Well, Aaron Pico has dispatched a “disappointing” 4-3 record and is in the middle of a two-fight skid. For someone who was heralded as the Next Big Thing, this is troubling. But digging a little deeper, the combined record of his opponents is 95-29. That’s a win percentage of 77% and an average record of roughly 14-4. That much time in the cage gifts maturity and patience when fights get into deep waters. Youth might not recognize this as well, leading to some wild combinations and “rock ‘em sock ‘em” exchanges. While the willingness to bite down on the mouthpiece and swing until the lights go out is an admirable trait, it isn’t a recommended course of action for anyone, let alone a 22-year old. Racking up 3 quick losses against cage veterans hurts his star power for the near future, but everyone in the fight game is still holding the expectations high for Pico, and the popular belief is that if Bellator re-assesses their approach, they can get him on back in the win column with some developmental fights to grow his game before throwing him back into the fire.

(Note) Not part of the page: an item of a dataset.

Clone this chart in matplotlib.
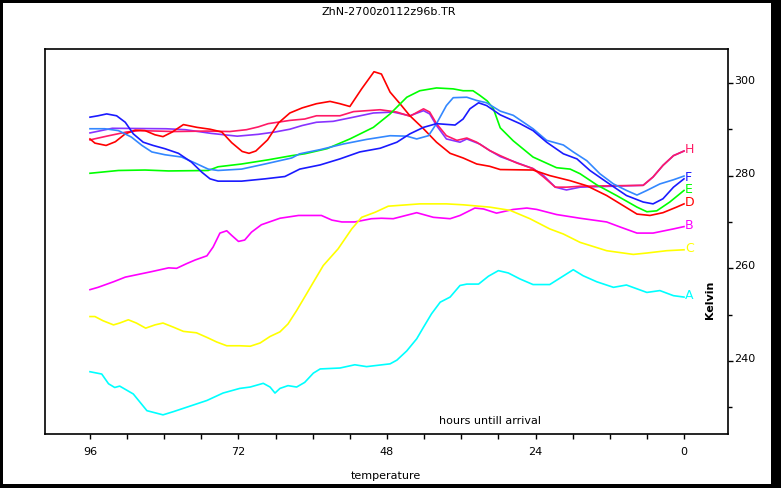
import matplotlib
matplotlib.use('Agg')
import matplotlib.pyplot as plt
import numpy as np
from matplotlib.patches import Rectangle

# hours until arrival and temperature (Kelvin) for each trace
a_hours = [96, 94.1, 93.0, 92.0, 91.2, 89.0, 87.9, 86.8, 84.2, 82.5, 79.8, 77.1, 74.5, 71.8, 70.1,
           68.0, 66.9, 66.1, 65.3, 64.0, 62.6, 61.3, 59.9, 58.8, 55.6, 53.2, 51.3, 47.5, 46.4, 44.8,
           43.2, 42.1, 40.8, 39.4, 37.8, 36.2, 35.1, 33.2, 31.6, 30.0, 28.4, 26.5, 24.4, 21.7, 19.8,
           17.9, 16.3, 14.1, 11.4, 9.3, 6.0, 3.9, 1.7, 0]
a_temp = [237.7, 237.2, 235.1, 234.3, 234.6, 232.9, 231.1, 229.3, 228.4, 229.1, 230.3, 231.5, 233.1, 234.1, 234.4,
          235.2, 234.4, 233.1, 234.1, 234.7, 234.4, 235.4, 237.4, 238.3, 238.5, 239.2, 238.8, 239.4, 240.2, 242.2,
          244.8, 247.3, 250.2, 252.7, 253.8, 256.3, 256.6, 256.6, 258.3, 259.5, 259.0, 257.7, 256.5, 256.5, 258.1,
          259.7, 258.4, 257.1, 255.9, 256.4, 254.8, 255.2, 254.1, 253.8]

b_hours = [96, 94.7, 92.2, 90.3, 86.0, 83.3, 82.0, 80.4, 79.0, 77.1, 76.1, 75.0, 73.9, 73.1, 72.0,
           71.0, 69.9, 68.3, 65.3, 62.3, 58.6, 56.9, 55.3, 53.2, 50.5, 48.9, 47.0, 43.2, 40.5, 37.8,
           36.2, 33.8, 32.4, 30.3, 27.6, 25.4, 23.8, 20.6, 16.8, 12.5, 10.3, 7.6, 5.0, 1.7, 0]
b_temp = [255.4, 255.9, 257.1, 258.1, 259.3, 260.1, 260.0, 261.0, 261.8, 262.7, 264.6, 267.6, 268.1, 267.1, 265.8,
          266.1, 267.8, 269.4, 270.8, 271.4, 271.4, 270.4, 270.0, 270.0, 270.7, 270.8, 270.7, 272.0, 271.0, 270.7,
          271.4, 273.0, 272.8, 271.9, 272.7, 273.0, 272.7, 271.6, 270.8, 270.0, 268.9, 267.6, 267.6, 268.5, 269.0]

c_hours = [96, 95.2, 93.9, 92.2, 91.2, 89.8, 88.5, 87.0, 85.5, 84.2, 82.5, 80.9, 78.8, 77.1, 75.5,
           73.9, 71.8, 70.1, 68.5, 66.9, 65.3, 64.0, 62.6, 61.0, 59.9, 58.3, 55.9, 53.7, 52.1, 49.9,
           47.8, 42.7, 38.4, 35.7, 31.4, 28.1, 24.9, 21.7, 19.5, 16.8, 12.5, 8.2, 6.0, 2.8, 0]
c_temp = [249.6, 249.6, 248.7, 247.8, 248.2, 248.9, 248.2, 247.1, 247.8, 248.2, 247.3, 246.4, 246.1, 245.1, 244.1,
          243.3, 243.3, 243.2, 243.9, 245.3, 246.3, 248.0, 250.9, 254.5, 257.0, 260.6, 264.2, 268.5, 271.0, 272.1,
          273.4, 273.9, 273.9, 273.7, 273.2, 272.5, 270.7, 268.5, 267.4, 265.6, 263.8, 263.0, 263.3, 263.8, 264.0]

d_hours = [96, 95.2, 93.4, 91.9, 90.3, 88.7, 87.1, 85.5, 84.2, 82.7, 80.9, 78.7, 76.6, 74.7, 73.1,
           71.4, 70.3, 69.2, 67.3, 65.5, 63.7, 61.7, 59.4, 57.2, 55.6, 54.0, 52.1, 50.1, 48.9, 47.5,
           45.9, 44.3, 42.1, 40.0, 37.8, 35.7, 33.5, 31.4, 29.7, 24.4, 21.7, 18.4, 15.7, 12.5, 9.8,
           7.6, 5.5, 3.4, 1.2, 0]
d_temp = [287.9, 287.0, 286.5, 287.3, 289.0, 289.8, 289.7, 288.8, 288.4, 289.4, 291.0, 290.4, 290.0, 289.4, 287.1,
          285.2, 284.8, 285.3, 287.7, 291.4, 293.5, 294.6, 295.5, 296.0, 295.5, 294.9, 298.7, 302.4, 301.9, 298.0,
          295.5, 292.9, 290.1, 287.2, 284.8, 283.8, 282.5, 282.0, 281.3, 281.2, 280.0, 278.9, 277.8, 275.7, 273.5,
          271.7, 271.4, 272.0, 273.2, 273.9]

e_hours = [96, 91.4, 87.1, 83.3, 76.9, 75.3, 71.5, 67.2, 63.4, 61.3, 57.7, 54.0, 50.2, 47.5, 44.8,
           42.7, 40.0, 37.3, 35.7, 34.1, 33.0, 31.8, 30.8, 29.7, 27.6, 24.4, 20.6, 18.4, 16.8, 14.1,
           10.9, 7.6, 6.0, 4.4, 2.3, 0]
e_temp = [280.5, 281.1, 281.2, 281.0, 281.1, 281.9, 282.5, 283.4, 284.3, 284.7, 285.8, 287.9, 290.4, 293.3, 296.9,
          298.3, 298.9, 298.7, 298.3, 298.3, 297.3, 296.1, 294.4, 290.3, 287.5, 284.0, 281.7, 281.4, 280.4, 278.0,
          275.7, 273.2, 272.2, 272.4, 274.3, 276.8]

f_hours = [96, 94.7, 93.3, 91.7, 90.3, 89.0, 87.4, 85.8, 83.9, 81.7, 79.6, 77.9, 76.6, 75.3, 71.5,
           67.7, 64.5, 62.1, 58.8, 55.6, 52.4, 49.1, 46.4, 44.3, 42.1, 40.0, 37.0, 35.7, 34.6, 33.2,
           31.9, 29.7, 26.5, 24.4, 22.2, 19.5, 17.3, 15.2, 12.5, 9.3, 6.6, 5.0, 3.4, 1.7, 0]
f_temp = [292.6, 292.9, 293.3, 292.9, 291.5, 289.0, 287.2, 286.5, 285.8, 284.8, 282.9, 280.7, 279.3, 278.8, 278.8,
          279.3, 279.8, 281.4, 282.3, 283.6, 285.1, 285.9, 287.2, 289.0, 290.4, 291.2, 290.9, 292.2, 294.4, 295.7,
          295.1, 293.1, 291.2, 289.7, 287.2, 284.7, 283.6, 281.1, 278.6, 275.7, 274.3, 273.9, 275.0, 277.5, 279.3]

g_hours = [96, 93.6, 91.4, 89.3, 87.6, 86.0, 83.9, 81.2, 79.0, 76.9, 75.3, 71.5, 67.7, 63.4, 62.1,
           58.8, 55.1, 51.3, 47.5, 44.8, 43.2, 41.3, 40.0, 38.4, 37.3, 35.1, 33.5, 31.9, 29.7, 27.6,
           24.4, 22.2, 19.5, 17.9, 15.7, 13.6, 11.4, 9.3, 7.6, 6.0, 3.9, 1.7, 0]
g_temp = [290.1, 290.1, 289.7, 288.3, 286.5, 285.1, 284.5, 284.0, 282.7, 281.4, 281.1, 281.4, 282.5, 283.8, 284.7,
          285.6, 286.8, 287.8, 288.6, 288.5, 287.9, 288.6, 291.2, 295.1, 296.8, 296.9, 296.2, 295.7, 293.9, 293.0,
          290.1, 287.6, 286.6, 285.1, 283.2, 280.4, 278.2, 276.8, 275.8, 276.8, 278.2, 279.1, 279.9]

h_hours = [96, 93.3, 90.1, 87.9, 82.5, 77.1, 73.4, 70.7, 68.8, 67.2, 63.7, 61.3, 59.4, 55.6, 53.4,
           49.1, 46.4, 44.3, 42.1, 41.1, 40.0, 38.4, 36.7, 35.1, 33.5, 31.4, 29.7, 27.0, 24.4, 22.7,
           20.8, 19.0, 16.8, 6.6, 5.0, 3.4, 1.7, 0]
h_temp = [287.7, 288.5, 289.4, 289.7, 289.5, 289.6, 289.5, 289.9, 290.5, 291.2, 291.9, 292.2, 292.9, 292.9, 293.8,
          294.2, 293.7, 292.8, 294.4, 293.7, 291.2, 288.6, 287.6, 288.1, 287.2, 285.4, 284.3, 282.7, 281.5, 279.7,
          277.5, 277.5, 277.7, 277.9, 279.7, 282.2, 284.3, 285.3]

i_hours = [96, 92.4, 83.7, 80.6, 76.4, 72.2, 68.8, 66.1, 63.7, 61.7, 59.4, 56.7, 53.4, 50.2, 47.0,
           44.3, 42.1, 41.1, 40.0, 38.4, 36.2, 35.1, 33.0, 31.4, 29.7, 24.4, 22.7, 20.8, 19.0, 16.8,
           6.6, 5.0, 3.4, 1.7, 0]
i_temp = [289.2, 290.2, 290.1, 289.9, 289.1, 288.5, 288.9, 289.4, 290.0, 290.8, 291.5, 291.7, 292.6, 293.5, 293.7,
          292.9, 294.0, 293.3, 290.8, 287.9, 287.2, 287.9, 286.8, 285.4, 284.1, 281.5, 280.0, 277.5, 276.9, 277.5,
          277.9, 279.7, 282.2, 284.3, 285.3]

# name shown at the line end (None: shares a label with a coincident trace), hours, temps, colour
series = [
    ('A', a_hours, a_temp, '#00ffff'),
    ('B', b_hours, b_temp, '#ff00ff'),
    ('C', c_hours, c_temp, '#ffff00'),
    (None, i_hours, i_temp, '#8833ff'),
    ('H', h_hours, h_temp, '#ff1a66'),
    ('D', d_hours, d_temp, '#ff0000'),
    ('E', e_hours, e_temp, '#00ff00'),
    (None, g_hours, g_temp, '#3388ff'),
    ('F', f_hours, f_temp, '#1a1aff'),
]


def plot_traces():
    fig = plt.figure(figsize=(7.81, 4.89), dpi=100)
    fig.patch.set_facecolor('black')
    fig.add_artist(Rectangle((3 / 781, 4 / 489), 768 / 781, 481 / 489,
                             transform=fig.transFigure, facecolor='white',
                             edgecolor='none', zorder=-10))

    ax = fig.add_axes([45 / 781, 1 - 435 / 489, 683 / 781, 385 / 489])
    for name, hrs, temps, col in series:
        ax.plot(hrs, temps, color=col, lw=1.2)
    # letters at the end of each trace
    for name, hrs, temps, col in series:
        if name is None:
            continue
        ax.text(-0.2, temps[-1] + 0.5, name, color=col, fontsize=9,
                ha='left', va='center')

    ax.set_xlim(103.27, -7.11)
    ax.set_ylim(224.27, 307.3)

    ax.set_xticks([96, 72, 48, 24, 0])
    ax.set_xticks(np.arange(6, 96, 6), minor=True)
    ax.set_yticks([240, 260, 280, 300])
    ax.set_yticks([230, 250, 270, 290], minor=True)
    ax.yaxis.tick_right()
    ax.tick_params(axis='x', which='both', direction='out', length=3.5,
                   width=1, pad=5, labelsize=8)
    ax.tick_params(axis='y', which='major', direction='out', length=3.8,
                   width=1, pad=0.5, labelsize=8)
    ax.tick_params(axis='y', which='minor', direction='out', length=3,
                   width=1)
    for t in ax.yaxis.get_major_ticks():
        t.label2.set_verticalalignment('baseline')

    for sp in ax.spines.values():
        sp.set_linewidth(1.2)

    ax.text(0.974, 0.35, 'Kelvin', transform=ax.transAxes, rotation=90,
            fontsize=8, fontweight='bold', ha='center', va='center')
    ax.text(0.6515, 0.037, 'hours untill arrival', transform=ax.transAxes,
            fontsize=8, ha='center', va='center')
    fig.text(0.494, 1 - 476 / 489, 'temperature', fontsize=8,
             ha='center', va='center')
    fig.text(0.498, 1 - 12 / 489, 'ZhN-2700z0112z96b.TR', fontsize=8,
             ha='center', va='center')

    fig.savefig('out.png', dpi=100)


if __name__ == "__main__":
    plot_traces()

Jake Hager? Well he’s enjoying a little different start. His only two opponents in the Bellator cage have held records of 0-2 and 1-2, respectively. I don’t need to do the math to let you know that’s quite a different caliber than the average 14-4 of Pico’s challengers. He is off to a good start getting his feet wet in the promotion, but it does raise some eyebrows when you see the stature of his opponents. Sorry, TJ.

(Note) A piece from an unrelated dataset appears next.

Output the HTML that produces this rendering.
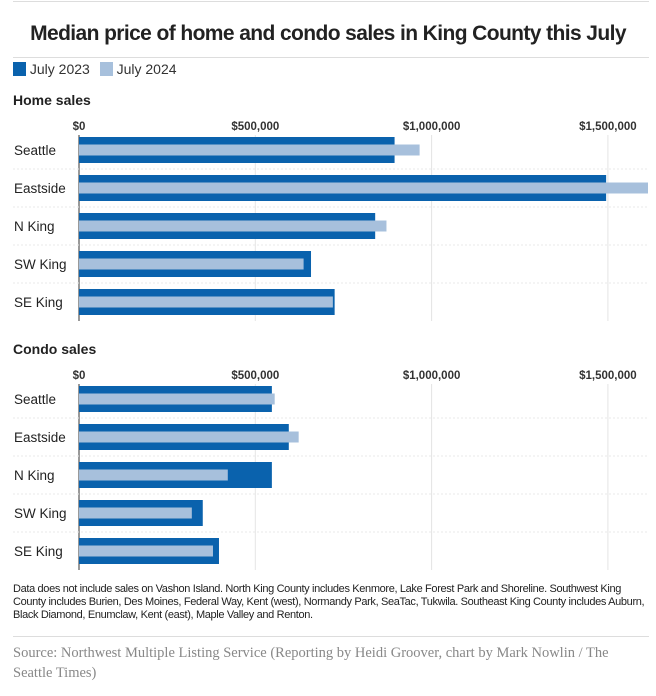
<!DOCTYPE html>
<html><head><meta charset="utf-8"><style>
body{margin:0;width:656px;height:696px;background:#fff;font-family:"Liberation Sans",sans-serif;overflow:hidden;position:relative}
.t{position:absolute;white-space:nowrap}
</style></head><body>
<div style="position:absolute;left:13px;top:1px;width:636px;height:1px;background:#ddd"></div>
<div class="t" style="left:0;width:656px;text-align:center;top:22px;font-size:21px;font-weight:bold;color:#222;letter-spacing:-0.6px">Median price of home and condo sales in King County this July</div>
<div style="position:absolute;left:13px;top:57px;width:636px;height:1px;background:#ddd"></div>
<div style="position:absolute;left:13px;top:61px;font-size:14px;color:#333">
<span><span style="display:inline-block;width:13px;height:14px;background:#0a62ad;vertical-align:-2px"></span> July 2023</span>
<span style="margin-left:6px"><span style="display:inline-block;width:13px;height:14px;background:#a7c0dc;vertical-align:-2px"></span> July 2024</span>
</div>
<svg id="c" width="656" height="580" style="position:absolute;left:0;top:0"></svg>
<div class="t" style="left:13px;top:583px;font-size:11px;line-height:13px;color:#222;white-space:normal;width:636px;letter-spacing:-0.35px">Data does not include sales on Vashon Island. North King County includes Kenmore, Lake Forest Park and Shoreline. Southwest King County includes Burien, Des Moines, Federal Way, Kent (west), Normandy Park, SeaTac, Tukwila. Southeast King County includes Auburn, Black Diamond, Enumclaw, Kent (east), Maple Valley and Renton.</div>
<div style="position:absolute;left:13px;top:636px;width:636px;height:1px;background:#ddd"></div>
<div class="t" style="left:13px;top:643px;font-family:'Liberation Serif',serif;font-size:14.5px;line-height:20px;color:#888;white-space:normal;width:620px">Source: Northwest Multiple Listing Service (Reporting by Heidi Groover, chart by Mark Nowlin / The Seattle Times)</div>
<script>
const regions=["Seattle","Eastside","N King","SW King","SE King"];
const home2023=[895000,1495000,840000,658000,725000];
const home2024=[966000,1650000,872000,637000,720000];
const condo2023=[547000,595000,547000,351000,397000];
const condo2024=[555000,623000,422000,320000,380000];
const ticks=[0,500000,1000000,1500000];
const tickLabels=["$0","$500,000","$1,000,000","$1,500,000"];
const svg=document.getElementById('c');
const NS='http://www.w3.org/2000/svg';
const x=v=>79+v/500000*176.3;
function el(t,a,p){const e=document.createElementNS(NS,t);for(const k in a)e.setAttribute(k,a[k]);(p||svg).appendChild(e);return e;}
function panel(title,top,d23,d24,key){
  const h=el('text',{x:13,y:top,'font-size':14,'font-weight':'bold',fill:'#222'});h.textContent=title;
  
  
  const y0=top+25;
  ticks.forEach((t,i)=>{
    const g=el('line',{x1:x(t),x2:x(t),y1:y0+5,y2:y0+1+5*38,stroke:i?'#e4e4e4':'#333','stroke-width':1});
    
    
    const tx=el('text',{x:x(t),y:y0,'font-size':11.5,'font-weight':'bold',fill:'#333','text-anchor':'middle'});tx.textContent=tickLabels[i];
    
    
  });
  regions.forEach((r,i)=>{
    const cy=y0+20+i*38;
    if(i>0){const s=el('line',{x1:13,x2:649,y1:cy-19,y2:cy-19,stroke:'#e8e8e8','stroke-dasharray':'2,2'});
      
      }
    const l=el('text',{x:14,y:cy+5,'font-size':13.5,fill:'#222'});l.textContent=r;
    
    
    const b1=el('rect',{x:x(0),y:cy-13,width:Math.min(x(d23[i]),648)-x(0),height:26,fill:'#0a62ad'});
    
    
    const b2=el('rect',{x:x(0),y:cy-5.5,width:Math.min(x(d24[i]),648)-x(0),height:11,fill:'#a7c0dc'});
    
    
  });
}
panel('Home sales',105,home2023,home2024,'home');
panel('Condo sales',354,condo2023,condo2024,'condo');
</script>
</body></html>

Hager has done his job, finishing both fights early in the first round. But there aren’t too many part-time mechanics willing to take these fights, or at least there aren’t too many people willing to watch. Bellator is going to have to up the competition level and find a fight that, at its very least, doesn’t give us photos reminiscent of a poor man’s 21 Jump Street remake.
Now of course, Hager and Pico are not the same caliber when it comes to their fight experience and acumen. Pico is expected to be facing better talent, and likely is demanding to have those veteran fights due to his killer mentality and track record. The battle comes for Bellator to regain their patience and allow Pico to develop while growing his game as he mixes boxing with wrestling and puts together a full 15 or 25 minutes. Hager just needs to fight someone who can tie their shoes without getting winded and that will be a step up.
There is no special sauce when it comes to fighters, and no minor league system like the MLB to weed out talent and let prospects cut their teeth. In a kill or be killed game, sometimes you just have to bite down on the mouthpiece and see what happens.
I’m confident it will shake out positively for both Pico and Hager, but only time will tell.